In collaboration with Nicholas Roman Fine Art and on display October 12- November 9, 2019.
CREATE Council for Resources to Enrich the Arts, Technology & Education in collaboration with Nicholas Roman Fine Art presents, New Perspective: Selected Works of Artists from the African Diaspora, October 12- November 9, 2019, Opening Reception, Saturday, October 12, 4-7pm, at CREATE’s Catskill Gallery, 398 Main Street in Catskill, NY.
The value of art by black artists has risen astoundingly over the past several years. This ascent to the grand stairway of international auction houses is a potent symbol of newly changed attitudes toward the work of black artists in the contemporary art scene. Will it last? Or is it another trend to get it while it’s hot? However, the rise of art and artists from the African American Diaspora is an essential shift to acknowledge the voices less heard and to open the eyes of those who were not looking. This collaborative exhibition embraces the current change as well as widens the perspective lens with a focus on the interests and knowledge of African, African American and Caribbean artists in the global arts scene.
Featured artists in the show span from Ghana to the United States with Caribbean heritage and include Franck Albert Hodelin, a New York City based artist known for his oil paintings on canvas; Ghanaian artist Isshaq Ismail, who harmonizes a variety of media and techniques in what he calls his “abstract grotesque figure” paintings; self-taught Ghanaian artist Hilton Korley whose impressionist painting evoke traditional scenes of African pastoral life; African American Artist Claude Lawrence, a Chicago-based jazz musician and borderline recluse who had managed to fly under the art world’s radar for over three decades; emerging artist Nicholas Roman Lewis whose work stems from his meditative process and primarily focuses on graphic and video representations of stillness; and Joseph Pannie “Nana,” Ghanaian artist whose work focuses on “figurative abstraction.

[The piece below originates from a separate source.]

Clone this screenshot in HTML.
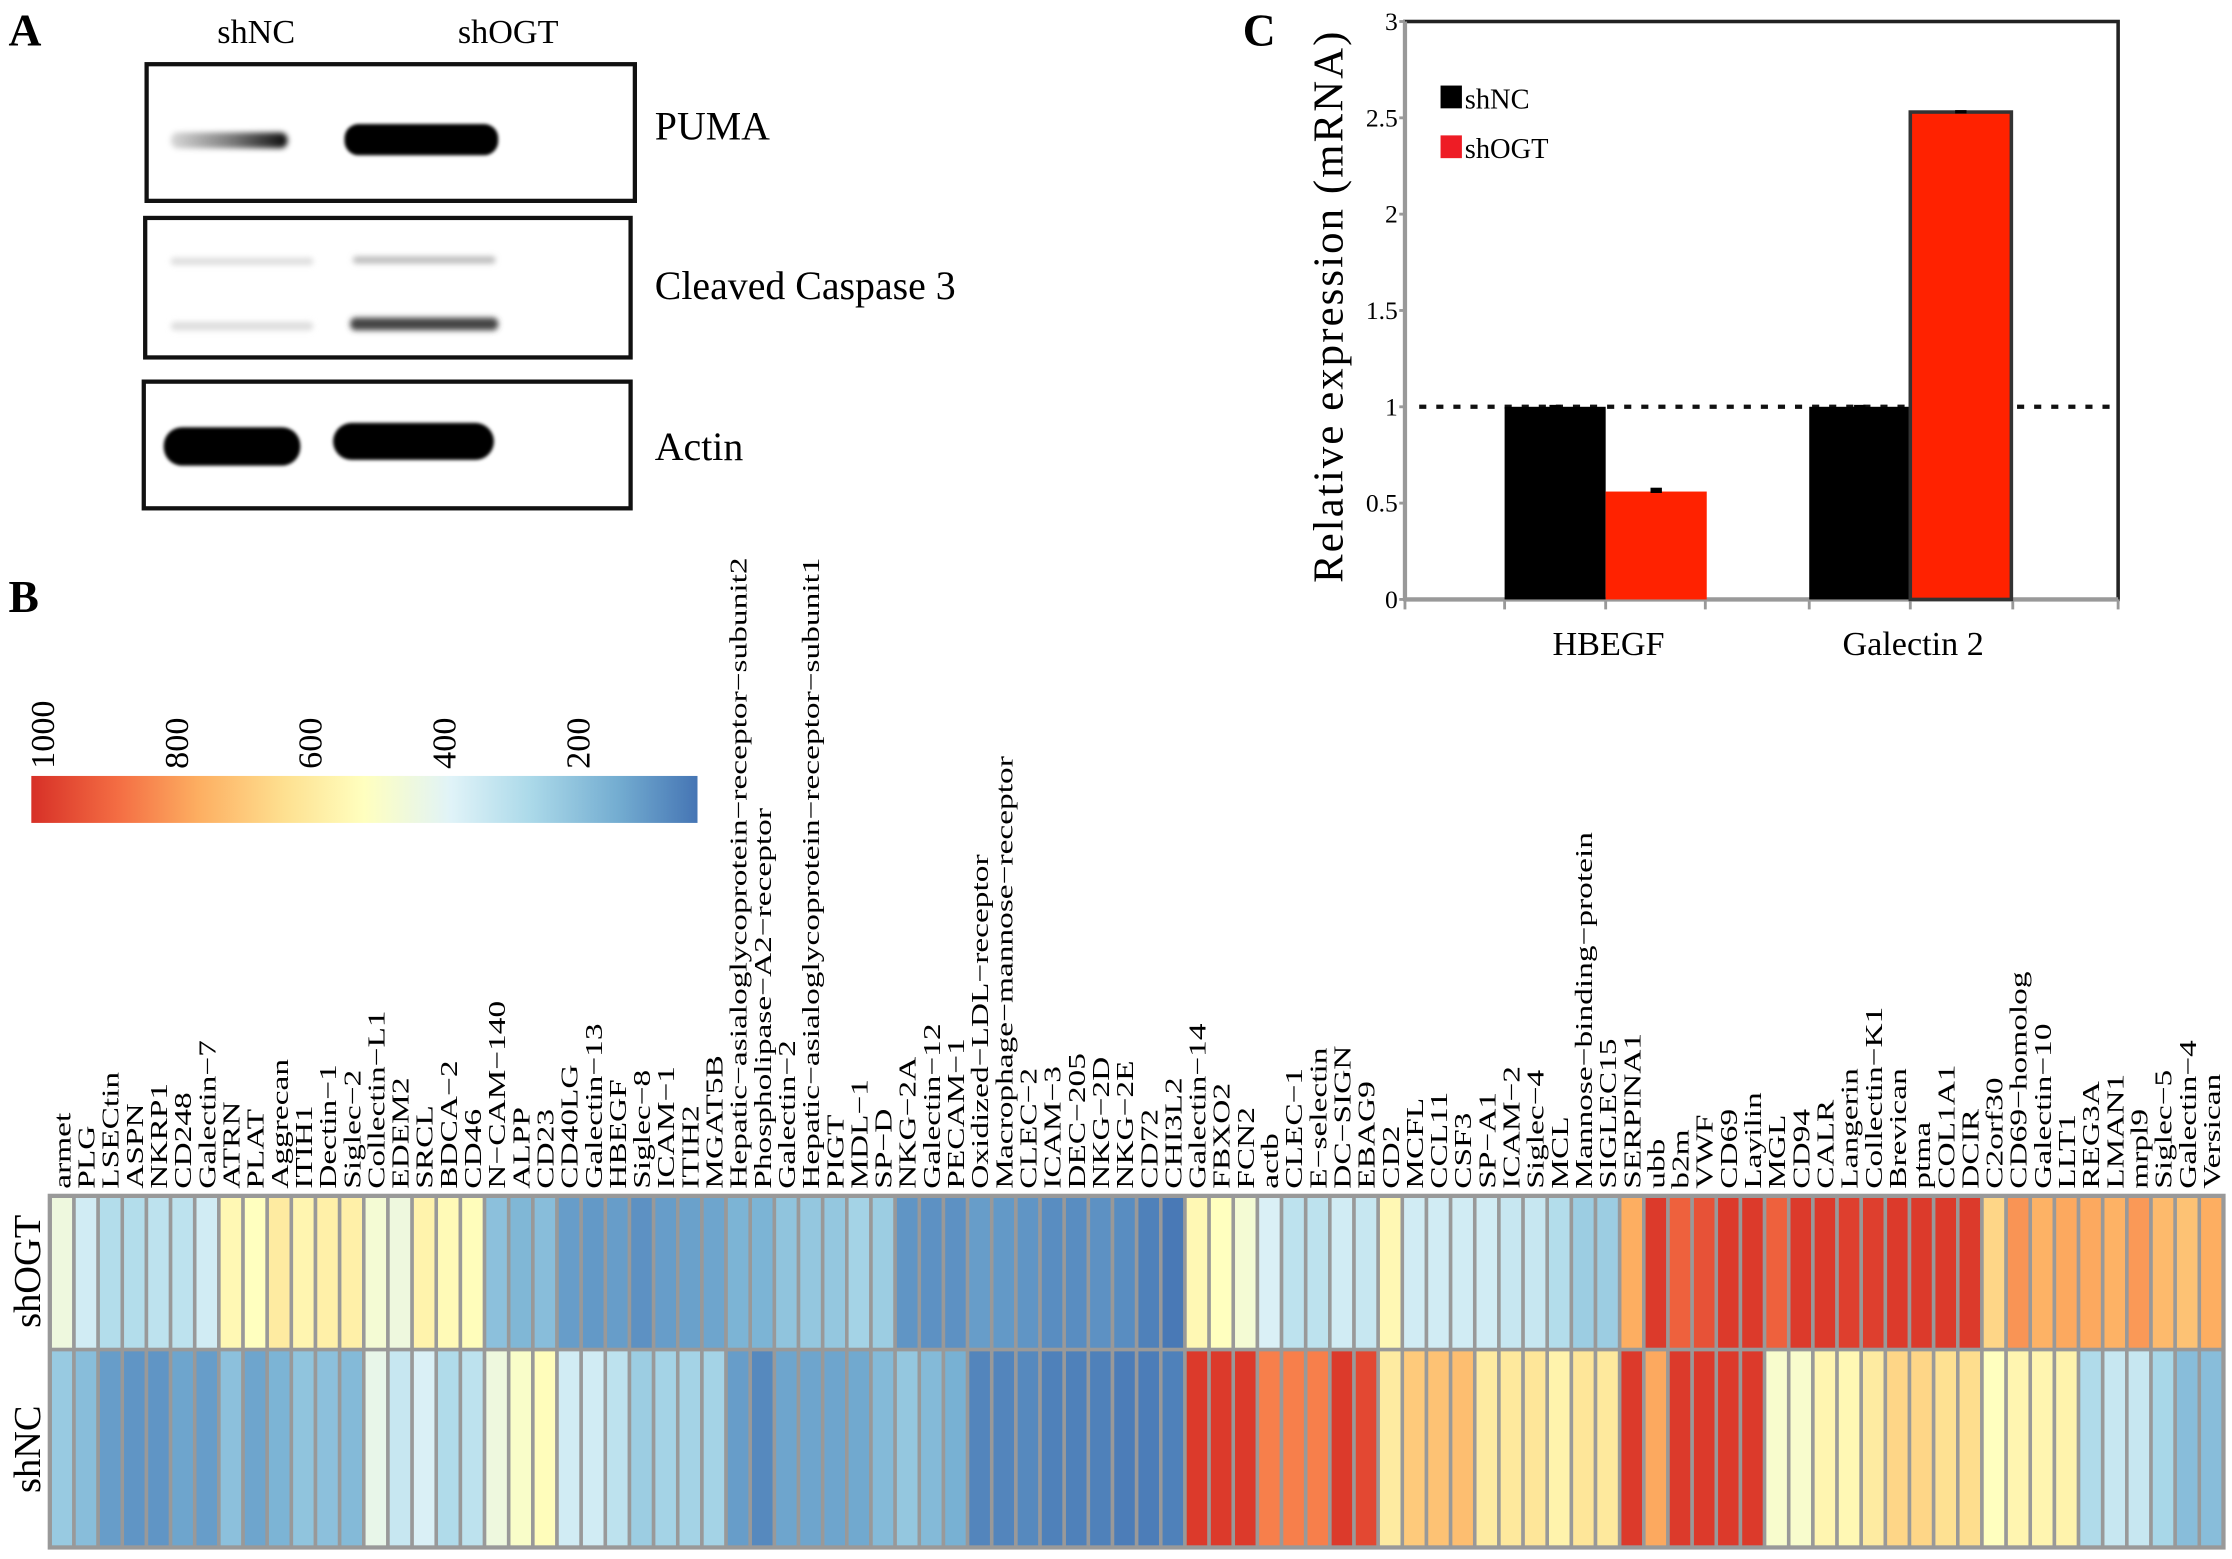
<!DOCTYPE html>
<html><head><meta charset="utf-8"><style>
html,body{margin:0;padding:0;background:#fff}
svg{display:block}
text{font-family:"Liberation Serif",serif;fill:#000}
</style></head><body>
<svg id="fig" width="2232" height="1559" viewBox="0 0 1568 1095" xmlns="http://www.w3.org/2000/svg">
<defs>
<filter id="blur2" x="-20%" y="-100%" width="140%" height="300%"><feGaussianBlur stdDeviation="2"/></filter>
<filter id="blur1" x="-20%" y="-100%" width="140%" height="300%"><feGaussianBlur stdDeviation="1.2"/></filter>
<linearGradient id="cbar" x1="0" x2="1" y1="0" y2="0">
<stop offset="0" stop-color="#d73027"/><stop offset="0.13" stop-color="#f46d43"/><stop offset="0.25" stop-color="#fdae61"/><stop offset="0.38" stop-color="#fee090"/><stop offset="0.5" stop-color="#ffffbf"/><stop offset="0.63" stop-color="#e0f3f8"/><stop offset="0.75" stop-color="#abd9e9"/><stop offset="0.88" stop-color="#74add1"/><stop offset="1" stop-color="#4575b4"/>
</linearGradient>
<linearGradient id="pumaNC" x1="0" x2="1" y1="0" y2="0">
<stop offset="0" stop-color="#000" stop-opacity="0.15"/><stop offset="0.5" stop-color="#000" stop-opacity="0.5"/><stop offset="1" stop-color="#000" stop-opacity="0.95"/>
</linearGradient>
</defs>
<!-- Panel A -->
<g>
<text x="6" y="32" font-size="32" font-weight="bold">A</text>
<text x="180" y="30" font-size="24" text-anchor="middle">shNC</text>
<text x="357" y="30" font-size="24" text-anchor="middle">shOGT</text>
<g>
<rect x="103" y="45" width="343" height="96" fill="#fff" stroke="#111" stroke-width="3"/>
<rect x="120" y="93" width="82" height="11" rx="5" fill="url(#pumaNC)" filter="url(#blur2)"/>
<rect x="242" y="87" width="108" height="22" rx="10" fill="#000" filter="url(#blur1)"/>
</g>
<text x="460" y="98" font-size="28">PUMA</text>
<g>
<rect x="102" y="153" width="341" height="98" fill="#fff" stroke="#111" stroke-width="3"/>
<rect x="120" y="181" width="100" height="5" rx="2" fill="#ddd" filter="url(#blur2)"/>
<rect x="120" y="226" width="100" height="6" rx="3" fill="#ddd" filter="url(#blur2)"/>
<rect x="248" y="180" width="100" height="5" rx="2" fill="#bbb" filter="url(#blur2)"/>
<rect x="246" y="223" width="104" height="9" rx="4" fill="#444" filter="url(#blur2)"/>
</g>
<text x="460" y="210" font-size="28">Cleaved Caspase 3</text>
<g>
<rect x="101" y="268" width="342" height="89" fill="#fff" stroke="#111" stroke-width="3"/>
<rect x="115" y="300" width="96" height="27" rx="13" fill="#000" filter="url(#blur1)"/>
<rect x="234" y="297" width="113" height="26" rx="13" fill="#000" filter="url(#blur1)"/>
</g>
<text x="460" y="323" font-size="28">Actin</text>
</g>
<!-- Panel B -->
<text x="6" y="430" font-size="32" font-weight="bold">B</text>
<g>
<rect x="22" y="545" width="468" height="33" fill="url(#cbar)"/>
<text transform="translate(38,540) rotate(-90)" font-size="24">1000</text>
<text transform="translate(132,540) rotate(-90)" font-size="24">800</text>
<text transform="translate(226,540) rotate(-90)" font-size="24">600</text>
<text transform="translate(320,540) rotate(-90)" font-size="24">400</text>
<text transform="translate(414,540) rotate(-90)" font-size="24">200</text>
</g>
<text transform="translate(28,893) rotate(-90)" font-size="27" text-anchor="middle">shOGT</text>
<text transform="translate(28,1018) rotate(-90)" font-size="27" text-anchor="middle">shNC</text>
<g id="heat"></g>
<g id="hlabels"></g>
<!-- Panel C -->
<text x="873" y="32" font-size="32" font-weight="bold">C</text>
<g id="chartc"></g>
</svg>
<script>
const genes = ["armet","PLG","LSECtin","ASPN","NKRP1","CD248","Galectin\u22127","ATRN","PLAT","Aggrecan","ITIH1","Dectin\u22121","Siglec\u22122","Collectin\u2212L1","EDEM2","SRCL","BDCA\u22122","CD46","N\u2212CAM\u2212140","ALPP","CD23","CD40LG","Galectin\u221213","HBEGF","Siglec\u22128","ICAM\u22121","ITIH2","MGAT5B","Hepatic\u2212asialoglycoprotein\u2212receptor\u2212subunit2","Phospholipase\u2212A2\u2212receptor","Galectin\u22122","Hepatic\u2212asialoglycoprotein\u2212receptor\u2212subunit1","PIGT","MDL\u22121","SP\u2212D","NKG\u22122A","Galectin\u221212","PECAM\u22121","Oxidized\u2212LDL\u2212receptor","Macrophage\u2212mannose\u2212receptor","CLEC\u22122","ICAM\u22123","DEC\u2212205","NKG\u22122D","NKG\u22122E","CD72","CHI3L2","Galectin\u221214","FBXO2","FCN2","actb","CLEC\u22121","E\u2212selectin","DC\u2212SIGN","EBAG9","CD2","MCFL","CCL11","CSF3","SP\u2212A1","ICAM\u22122","Siglec\u22124","MCL","Mannose\u2212binding\u2212protein","SIGLEC15","SERPINA1","ubb","b2m","VWF","CD69","Layilin","MGL","CD94","CALR","Langerin","Collectin\u2212K1","Brevican","ptma","COL1A1","DCIR","C2orf30","CD69\u2212homolog","Galectin\u221210","LLT1","REG3A","LMAN1","mrpl9","Siglec\u22125","Galectin\u22124","Versican"];
const shOGT = [431,339,270,270,293,293,339,530,500,580,540,560,560,454,431,550,520,510,180,153,171,90,81,90,63,90,99,108,144,144,
189,198,198,234,216,72,63,63,90,81,72,54,54,63,54,27,10,530,500,454,362,293,293,339,316,530,339,339,339,339,
316,316,270,216,216,750,980,900,930,980,980,900,980,980,970,970,980,980,980,980,650,800,740,760,760,740,790,720,700,750];
const shNC = [207,171,90,72,72,108,90,180,108,144,189,180,162,408,316,362,261,293,431,477,510,339,339,293,216,234,234,234,90,45,
108,108,108,117,162,198,162,135,36,36,45,27,27,27,18,18,27,980,980,980,840,840,840,980,950,580,680,700,710,580,
590,600,550,600,590,980,760,980,980,980,980,470,470,540,530,580,650,650,620,630,500,540,540,550,261,316,316,243,171,171];
const rows = ["shOGT","shNC"];
const barCats = ["HBEGF","Galectin 2"];
const barNC = [1.0, 1.0];
const barOGT = [0.56, 2.53];
const errNC = [0.01, 0.01];
const errOGT = [0.02, 0.01];
const yTicks = [0,0.5,1,1.5,2,2.5,3];
const yTickLabels = ["0","0.5","1","1.5","2","2.5","3"];

const NS="http://www.w3.org/2000/svg";
function mk(tag,attrs,parent){const e=document.createElementNS(NS,tag);for(const k in attrs)e.setAttribute(k,attrs[k]);parent.appendChild(e);return e;}
const stops=[[69,117,180],[116,173,209],[171,217,233],[224,243,248],[255,255,191],[254,224,144],[253,174,97],[244,109,67],[215,48,39]];
function cmap(v){let t=Math.max(0,Math.min(1,v/1000))*(stops.length-1);const i=Math.min(stops.length-2,Math.floor(t));const f=t-i;
const c=stops[i].map((a,j)=>Math.round(a+(stops[i+1][j]-a)*f));return `rgb(${c[0]},${c[1]},${c[2]})`;}

// heatmap
const hx0=35,hx1=1562,hy=[840,948,1087];
const cw=(hx1-hx0)/genes.length;
const colX=i=>hx0+i*cw;
const heat=document.getElementById('heat');
const series=[shOGT,shNC];
series.forEach((arr,r)=>{
  arr.forEach((v,i)=>{
    const el=mk('rect',{x:colX(i),y:hy[r],width:cw,height:hy[r+1]-hy[r],fill:cmap(v),stroke:'#999',"stroke-width":2.5},heat);
    
    
  });
});
const border=mk('rect',{x:hx0,y:hy[0],width:hx1-hx0,height:hy[2]-hy[0],fill:'none',stroke:'#999','stroke-width':3},heat);


const hl=document.getElementById('hlabels');
genes.forEach((g,i)=>{
  const cx=colX(i)+cw/2+6;
  const t=mk('text',{transform:`translate(${cx},835) rotate(-90) scale(1.38,1)`,'font-size':17},hl);
  t.textContent=g;
  
  
});

// bar chart
const C=document.getElementById('chartc');
const ax={l:987,r:1488,t:15,b:421};
const yS=v=>ax.b-(v/3)*(ax.b-ax.t);
const groupCenter=[1128,1342];
const bw=71;
mk('rect',{x:ax.l,y:ax.t,width:ax.r-ax.l,height:ax.b-ax.t,fill:'none',stroke:'#222','stroke-width':2.5},C);
const xl=mk('line',{x1:ax.l,x2:ax.r,y1:ax.b,y2:ax.b,stroke:'#999','stroke-width':3},C);


const yl=mk('line',{x1:ax.l,x2:ax.l,y1:ax.t,y2:ax.b,stroke:'#999','stroke-width':3},C);


yTicks.forEach((v,i)=>{
  const y=yS(v);
  mk('line',{x1:ax.l-4,x2:ax.l,y1:y,y2:y,stroke:'#999','stroke-width':2},C);
  const t=mk('text',{x:ax.l-5,y:y+6,'font-size':18,'text-anchor':'end'},C);
  t.textContent=yTickLabels[i];
  
  
});
[ax.l,1057,1128,1198,1271,1342,1414,ax.r].forEach(x=>mk('line',{x1:x,x2:x,y1:ax.b,y2:ax.b+7,stroke:'#999','stroke-width':2},C));
const ref=mk('line',{x1:ax.l+10,x2:ax.r-2,y1:yS(1),y2:yS(1),stroke:'#111','stroke-width':3,'stroke-dasharray':'5,7'},C);


barCats.forEach((c,i)=>{
  const gc=groupCenter[i];
  const b1=mk('rect',{x:gc-bw,y:yS(barNC[i]),width:bw,height:ax.b-yS(barNC[i]),fill:'#000'},C);
  
  
  const b2=mk('rect',{x:gc,y:yS(barOGT[i]),width:bw,height:ax.b-yS(barOGT[i]),fill:'#ff2200',stroke:'#333','stroke-width':i==1?2.5:0},C);
  
  
  mk('rect',{x:gc-bw/2-4,y:yS(barNC[i]+errNC[i]),width:8,height:yS(barNC[i])-yS(barNC[i]+errNC[i])+1,fill:'#000'},C);
  mk('rect',{x:gc+bw/2-4,y:yS(barOGT[i]+errOGT[i]),width:8,height:yS(barOGT[i])-yS(barOGT[i]+errOGT[i])+1,fill:'#000'},C);
  const t=mk('text',{x:gc+2,y:460,'font-size':24,'text-anchor':'middle'},C);
  t.textContent=c;
  
  
});
const lg1=mk('rect',{x:1012,y:60,width:15,height:16,fill:'#000'},C);


const lt1=mk('text',{x:1029,y:76,'font-size':20},C);lt1.textContent='shNC';


const lg2=mk('rect',{x:1012,y:95,width:15,height:16,fill:'#ee1c25'},C);


const lt2=mk('text',{x:1029,y:111,'font-size':20},C);lt2.textContent='shOGT';


const yt=mk('text',{transform:'translate(943,215) rotate(-90)','font-size':30,'text-anchor':'middle','letter-spacing':'1.5'},C);
yt.textContent='Relative expression (mRNA)';


</script>
</body></html>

“New Perspective is our first exhibition under our new name, CREATE, and I wanted to do an exhibition with a new topic in the Council’s exhibition narrative and to somewhat challenge the public’s perception,” stated co-curator and CREATE’s executive director, Marline A. Martin. “This exhibition is at least an artistic exercise that I hope will become a symbol of cultural and artistic expression as CREATE garners movement around its name.”
Image: Franck Hodelin, Oil on Canvas, courtesy Nicholas Roman Fine Art.